Overlook Hall's new geothermal field is designed to supply heating and cooling to six adjacent residence halls for much of the year, with backup heating and cooling available during the heaviest demand. The university expects the system to operate at 40% of the cost of traditional systems. The nearby residence halls will also share Overlook Hall's new solar-heated hot water system.

New Dining Options

Overlook Hall will also have a food court that is open late into the evening, offering sandwiches, wraps and grab-and-go items. According to Senior Director of Dining Services Emily Williams, The Down Under, which is located at the ground level of Overlook, will be open to students until 2 a.m.  between Monday and Thursday.

Menus and hours of operation are available here.

Vegan foodies rejoice! In the Sherrill Center's Wellness Café, you will discover Rosetta's "Kitchenette," which is a new venture of beloved downtown Asheville restaurant, Rosetta's Kitchen. The Kitchen will be serving "home-style vegan soul food," according to owner Rosetta Star. This new menu should be a crowd pleaser on campus as Williams cited a recent campus survey that indicated about one-third of UNC Asheville students, faculty and staff choose vegan or vegetarian diets. This dining location will continue to serve Starbucks coffee as well.

Everyone who loved last year's noodle menu at the Sherrill Center's Wellness Café should head over to dining area at Highsmith Student Union.

With the completion of the Rhoades Hall renovations this fall and the opening of the Zeis Science and Multimedia building in 2009, UNC Asheville now has some of the best undergraduate science and math facilities in the Southeast."
—Keith Krumpe, dean of natural sciences and professor of chemistry

 

Rhoades Hall is New Again

Students in engineering, physics, math, and environmental studies will be working this year in superb new labs in Rhoades Hall. The new science labs are part of the state-funded, $8.8 million renovation of Rhoades, the campus' first classroom building. The vintage 1961 building is now upfitted for the current century with nearly a dozen new classrooms, and five new teaching labs, six new research labs, including a high-tech robotics lab for engineering students, high-end computational labs for physics students, and server-based computer lab for environmental science students studying GIS.

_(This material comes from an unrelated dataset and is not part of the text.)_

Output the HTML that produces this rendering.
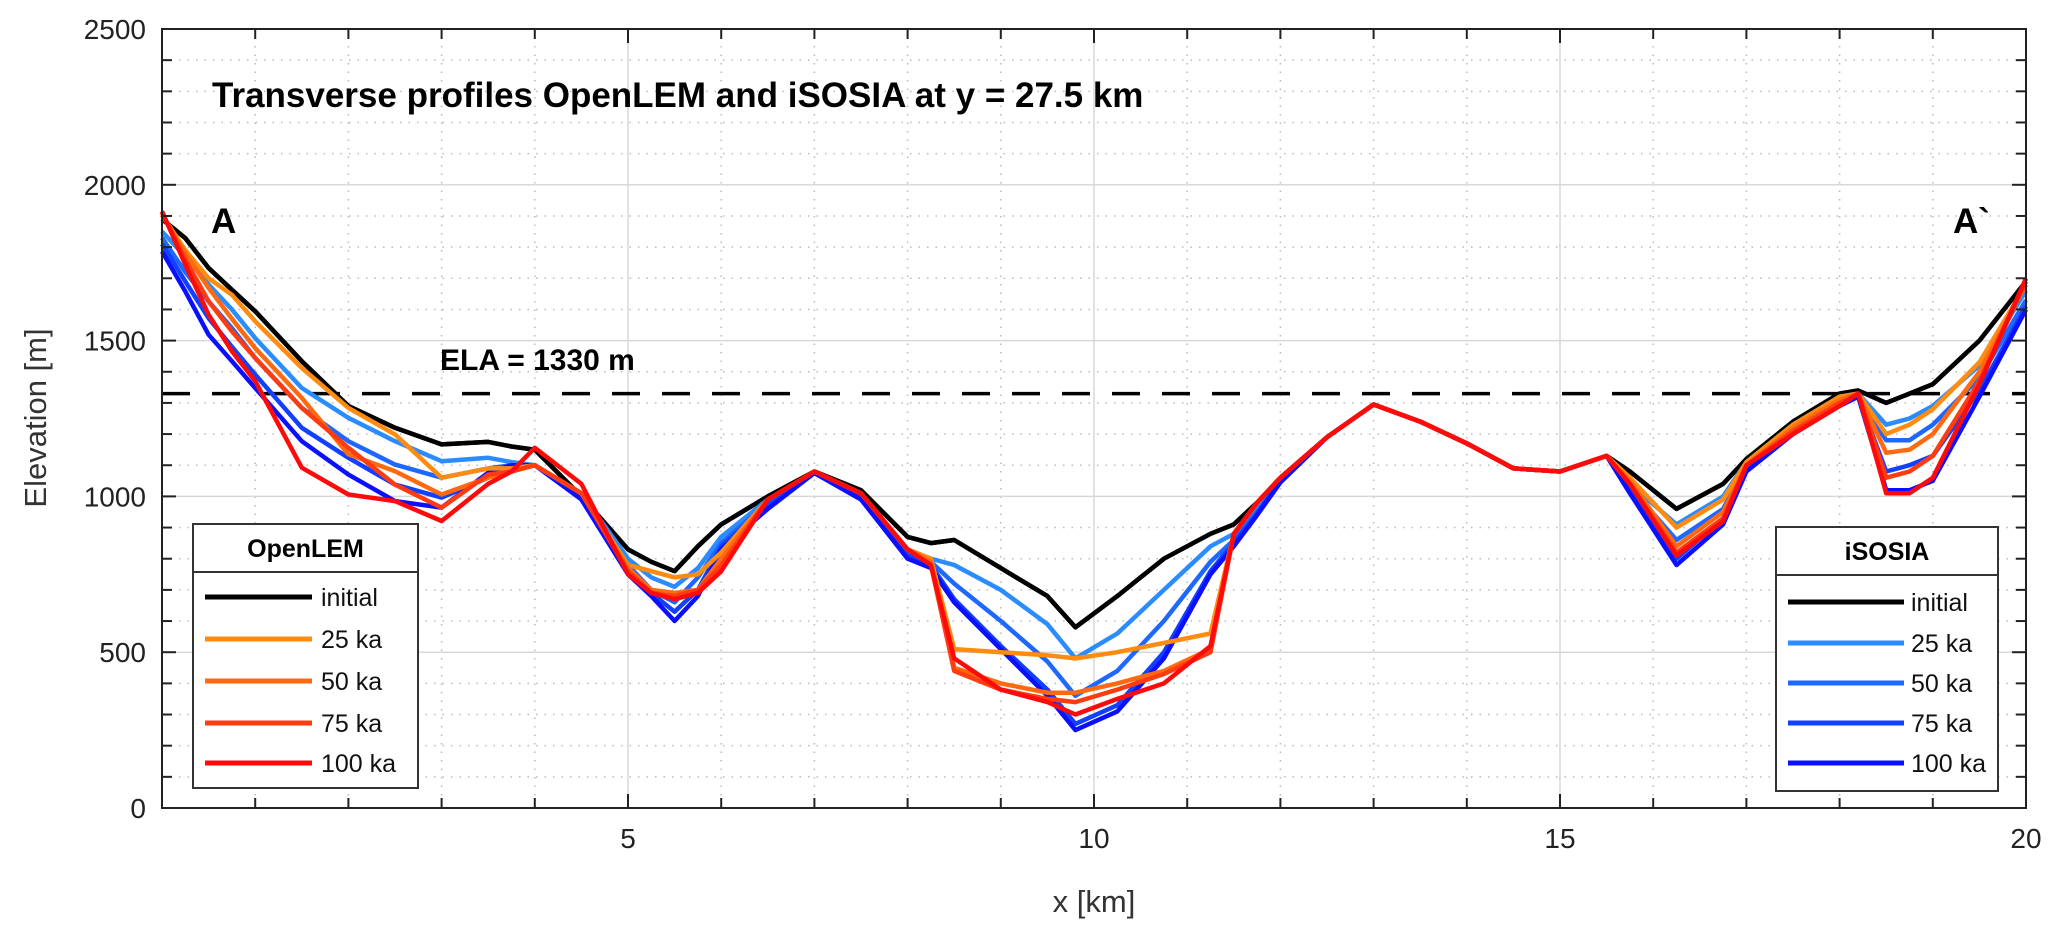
<!DOCTYPE html>
<html><head><meta charset="utf-8"><style>
body{margin:0;background:#fff}
svg{display:block;font-family:"Liberation Sans",Arial,sans-serif}
</style></head><body>
<svg id="chart" width="2067" height="938" viewBox="0 0 2067 938" xmlns="http://www.w3.org/2000/svg">
<rect x="0" y="0" width="2067" height="938" fill="#fff"/>
<g id="grid"></g>
<g id="series"></g>
<g id="axes"></g>
<text x="212" y="107" font-size="35" font-weight="bold">Transverse profiles OpenLEM and iSOSIA at y = 27.5 km</text>
<text x="211" y="233" font-size="35" font-weight="bold">A</text>
<text x="1953" y="233" font-size="35" font-weight="bold">A`</text>
<text x="440" y="370" font-size="30" font-weight="bold">ELA = 1330 m</text>
<text x="1094" y="912" font-size="31" text-anchor="middle" fill="#333">x [km]</text>
<text transform="translate(46,418) rotate(-90)" font-size="31" text-anchor="middle" fill="#333">Elevation [m]</text>
<g id="legends"></g>
</svg>
<script>
const xKm=[0,0.25,0.5,0.75,1,1.5,2,2.5,3,3.5,3.75,4,4.5,5,5.25,5.5,5.75,6,6.5,7,7.5,8,8.25,8.5,9,9.5,9.8,10.25,10.75,11.25,11.5,11.75,12,12.5,13,13.5,14,14.5,15,15.5,15.75,16.25,16.75,17,17.5,18,18.2,18.5,18.75,19,19.5,20];
const initial=[1890,1829,1733,1663,1594,1434,1290,1220,1167,1175,1160,1150,1000,830,790,760,840,910,1000,1080,1020,870,850,860,770,680,580,680,800,880,910,980,1060,1190,1295,1240,1170,1090,1080,1130,1080,960,1040,1120,1240,1330,1340,1300,1330,1360,1500,1690];
const iso25=[1850,1770,1680,1600,1508,1348,1252,1177,1113,1124,1110,1100,1010,800,740,710,770,870,990,1075,1010,830,800,780,700,590,480,560,700,840,880,960,1055,1190,1295,1240,1170,1090,1080,1130,1040,910,1000,1110,1230,1320,1330,1230,1250,1290,1420,1660];
const iso50=[1830,1720,1626,1540,1444,1284,1177,1102,1060,1090,1100,1100,1000,780,700,660,740,850,980,1075,1000,820,790,720,600,470,360,440,600,790,860,950,1050,1190,1295,1240,1170,1090,1080,1130,1030,860,960,1100,1220,1310,1320,1180,1180,1230,1380,1630];
const iso75=[1810,1690,1572,1480,1391,1220,1124,1038,996,1060,1090,1100,1000,760,690,630,700,840,970,1075,995,810,780,670,520,380,270,330,500,760,850,945,1050,1190,1295,1240,1170,1090,1080,1130,1020,800,930,1090,1210,1300,1320,1080,1100,1130,1340,1610];
const iso100=[1786,1658,1519,1434,1348,1177,1070,985,964,1076,1100,1100,990,750,680,600,680,830,960,1075,990,800,770,660,510,360,250,310,480,750,840,940,1045,1190,1295,1240,1170,1090,1080,1130,1010,780,910,1080,1200,1290,1320,1020,1020,1050,1320,1600];
const lem25=[1903,1790,1700,1647,1562,1412,1284,1199,1060,1090,1090,1100,1010,780,760,740,750,820,990,1080,1010,830,800,510,500,490,480,500,530,560,880,980,1060,1190,1295,1240,1170,1090,1080,1130,1060,900,990,1110,1230,1320,1330,1200,1230,1280,1430,1680];
const lem50=[1903,1780,1669,1570,1476,1316,1135,1081,1006,1060,1080,1100,1010,770,700,690,700,800,990,1080,1010,830,790,450,400,370,370,400,440,510,880,980,1060,1190,1295,1240,1170,1090,1080,1130,1050,840,950,1100,1220,1310,1330,1140,1150,1200,1400,1680];
const lem75=[1910,1760,1626,1530,1444,1284,1156,1038,964,1070,1080,1100,1010,760,690,680,700,780,990,1080,1010,830,780,440,380,350,340,380,430,500,880,980,1060,1190,1295,1240,1170,1090,1080,1130,1040,820,930,1100,1210,1300,1330,1060,1080,1130,1370,1690];
const lem100=[1915,1744,1583,1466,1370,1092,1006,985,921,1040,1080,1156,1040,750,690,670,690,760,990,1080,1010,830,780,480,380,340,300,350,400,520,880,980,1060,1190,1295,1240,1170,1090,1080,1130,1040,810,920,1100,1200,1290,1330,1010,1010,1060,1360,1700];
const xTicks=[5,10,15,20];
const yTicks=[0,500,1000,1500,2000,2500];
const elaValue=1330;
const isoNames=["initial","25 ka","50 ka","75 ka","100 ka"];
const lemNames=["initial","25 ka","50 ka","75 ka","100 ka"];

const L=162,R=2026,T=29,B=808;
const sx=v=>L+(v/20)*(R-L);
const sy=v=>B-(v/2500)*(B-T);
const NS="http://www.w3.org/2000/svg";
function mk(tag,parent,attrs){const e=document.createElementNS(NS,tag);for(const k in attrs)e.setAttribute(k,attrs[k]);parent.appendChild(e);return e;}
const grid=document.getElementById('grid'),axes=document.getElementById('axes'),ser=document.getElementById('series'),leg=document.getElementById('legends');
for(let k=1;k<20;k++){const major=k%5===0;const l=mk('line',grid,{x1:sx(k),x2:sx(k),y1:T,y2:B,stroke:major?'#d8d8d8':'#bbb','stroke-width':1.5,'stroke-dasharray':major?'none':'1.5 7'});

}
for(let v=100;v<2500;v+=100){const major=v%500===0;const l=mk('line',grid,{x1:L,x2:R,y1:sy(v),y2:sy(v),stroke:major?'#d8d8d8':'#bbb','stroke-width':1.5,'stroke-dasharray':major?'none':'1.5 7'});

}
const ela=mk('line',ser,{x1:L,x2:R,y1:sy(elaValue),y2:sy(elaValue),stroke:'#000','stroke-width':3.5,'stroke-dasharray':'28 22'});


const series=[
 ['iso-initial',initial,'#000'],['lem-initial',initial,'#000'],
 ['iso-25ka',iso25,'#2a8cff'],['iso-50ka',iso50,'#1f68ff'],['iso-75ka',iso75,'#1240ff'],['iso-100ka',iso100,'#0a10ff'],
 ['lem-25ka',lem25,'#ff8c10'],['lem-50ka',lem50,'#ff6a10'],['lem-75ka',lem75,'#ff3c10'],['lem-100ka',lem100,'#ff0a0a']];
series.forEach(s=>{const d=s[1].map((v,i)=>(i?'L':'M')+sx(xKm[i]).toFixed(1)+' '+sy(v).toFixed(1)).join(' ');
const p=mk('path',ser,{d:d,fill:'none',stroke:s[2],'stroke-width':4.5,'stroke-linejoin':'round'});

});
const box=mk('rect',axes,{x:L,y:T,width:R-L,height:B-T,fill:'none',stroke:'#222','stroke-width':2});


for(let k=1;k<20;k++){const len=k%5===0?14:10;mk('line',axes,{x1:sx(k),x2:sx(k),y1:B,y2:B-len,stroke:'#222','stroke-width':2});mk('line',axes,{x1:sx(k),x2:sx(k),y1:T,y2:T+len,stroke:'#222','stroke-width':2});}
for(let v=100;v<2500;v+=100){const len=v%500===0?14:10;mk('line',axes,{x1:L,x2:L+len,y1:sy(v),y2:sy(v),stroke:'#222','stroke-width':2});mk('line',axes,{x1:R,x2:R-len,y1:sy(v),y2:sy(v),stroke:'#222','stroke-width':2});}
xTicks.forEach(v=>{const t=mk('text',axes,{x:sx(v),y:B+40,'font-size':28,'text-anchor':'middle',fill:'#222'});t.textContent=v;

});
yTicks.forEach(v=>{const t=mk('text',axes,{x:L-16,y:sy(v)+10,'font-size':28,'text-anchor':'end',fill:'#222'});t.textContent=v;

});
function legend(name,title,x,y,w,h,hh,names,colors,lx1,lx2,tx,ys){
 const g=mk('g',leg,{});
 
 
 mk('rect',g,{x:x,y:y,width:w,height:h,fill:'#fff',stroke:'#333','stroke-width':2});
 mk('line',g,{x1:x,x2:x+w,y1:y+hh,y2:y+hh,stroke:'#333','stroke-width':2});
 const t=mk('text',g,{x:x+w/2,y:y+hh-15,'font-size':25,'font-weight':'bold','text-anchor':'middle'});t.textContent=title;
 names.forEach((n,i)=>{mk('line',g,{x1:lx1,x2:lx2,y1:ys[i],y2:ys[i],stroke:colors[i],'stroke-width':5});
 const tt=mk('text',g,{x:tx,y:ys[i]+9,'font-size':25,fill:'#111'});tt.textContent=n;
 
 });
}
legend('openlem-legend','OpenLEM',193,524,225,264,48,lemNames,['#000','#ff8c10','#ff6a10','#ff3c10','#ff0a0a'],205,312,321,[597,639,681,723,763]);
legend('isosia-legend','iSOSIA',1776,527,222,264,48,isoNames,['#000','#2a8cff','#1f68ff','#1240ff','#0a10ff'],1788,1904,1911,[602,643,683,723,763]);
</script>
</body></html>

White boards along the hallways provide informal space for student-faculty exchanges as does the new, two-story glass-walled study area at the building's entrance.

"With the completion of the Rhoades Hall renovations this fall and the opening of the Zeis Science and Multimedia building in 2009, UNC Asheville now has some of the best undergraduate science and math facilities in the Southeast," said Keith Krumpe, UNC Asheville dean of natural sciences and professor of chemistry.

The Rhoades Hall renovation itself is a study in green retrofitting. Equipped with geothermal heating and cooling, a 10,000-gallon underground rainwater cistern that collects water for the building's low-flow toilets, occupancy monitors to control lighting, and larger windows to add daylight and reduce energy costs, Rhoades Hall exemplifies how an old building can be made more functional and greener at the same time.